Instituut voor Beeld en Geluid
Instituut voor Beeld en Geluid
Beeld & Geluid is not only the museum of media and television but is also responsible for the archiving of all the audio-visual content of all the Dutch radio and television broadcasters. Around 800.000 hours of material is available in the Beeld & Geluid archives.
The full archive of Beeld & Geluid is available to the general public. Users can search for and purchase full or partial broadcasts of their favourite shows. Broadcasters have their own dedicated website for searching the same archive. Broadcasters use this website to search for subject related footage. They can purchase the rights to the footage and include it in the evening news.
Goal of the project
Trifork replaced the existing search solution of the content archive. Although still reasonably fast and usable, Beeld & Geluid has made the decision to replace the current search solution with a more modern full text search engine, Elasticsearch. The decision took into consideration two factors. Firstly, the existing engine is proprietary and has reached end-of-life, support no longer being offered. Secondly, Beeld & Geluid would like to open its searchable archive to other input sources, but also to other search interfaces which will be easier to accomplish with a system designed to be open from the start.
The main goal for the first phase of the project was to replace the current full text search system, while keeping the changes oblivious to both the input and the output interfaces.
Short overview of the online catalogue searching solution
In the Beeld & Geluid online catalogue Trifork considered a document to contain all the information regarding a particular broadcast: like title, description, summary, date of broadcast. Currently there are two types of documents that are searchable in the catalogue: one containing the full broadcast and another containing just a selection of it.
Internally, documents are stored as XMLs (“Storage” area of the above drawing). The XML is also parsed and relevant data is sent to the the full text search engine for indexing.

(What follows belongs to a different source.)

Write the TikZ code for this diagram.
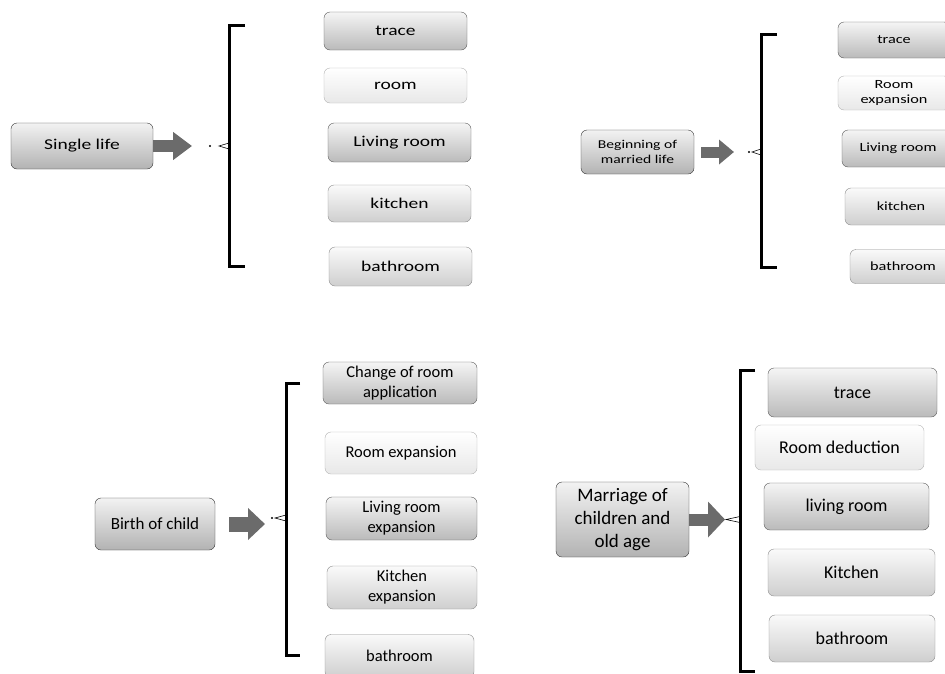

The system receives indexing requests of a new broadcast in the form of SOAP requests. From the searching interfaces (searching websites) the system also receives SOAP requests. There are two major types of searches: search requests – these are internally handled by the full text search engine – and view document details requests – internally handled by the storage. A view document detail request is done when the user clicks to view the details of the document. This happens after the user has performed a search – at this point the id of the document is known, making it simple to be retrieved from a storage system.
Replacing the full text search engine
Trifork chose Elasticsearch to replace the full text search engine. Elesticsearch was choosen over Solr for what Trifork feels is an easier to use Java API and for the clustering and fail-over support that Elasticsearch provides out-of-the-box.
Replacing the storage backend
A NoSQL database is an ideal candidate for replacing the current storage solution. There is very little dependency between the documents, each document must be stored and returned as XML and most of the requests are done by id. Trifork considered MongoDB, but in the end decided to use Elasticsearch as storage as well. This helps keep the application stack small, that in turn speeds up the learning curve for new developers.
Trifork successfully implemented both SOAP web services, has a fully functioning Elasticsearch storage backend and has teplaced the full text search engine with Elasticsearch. In addition to sharing technical expertise, Trifork has also introduced Beeld & Geluid to the Scrum development framework. Trifork helped with the planning and estimation meetings, facilitated the retrospectives, and generally answered any questions Beeld & Geluid might have had about the process. The described work has been accomplished in two sprints of 3 weeks each.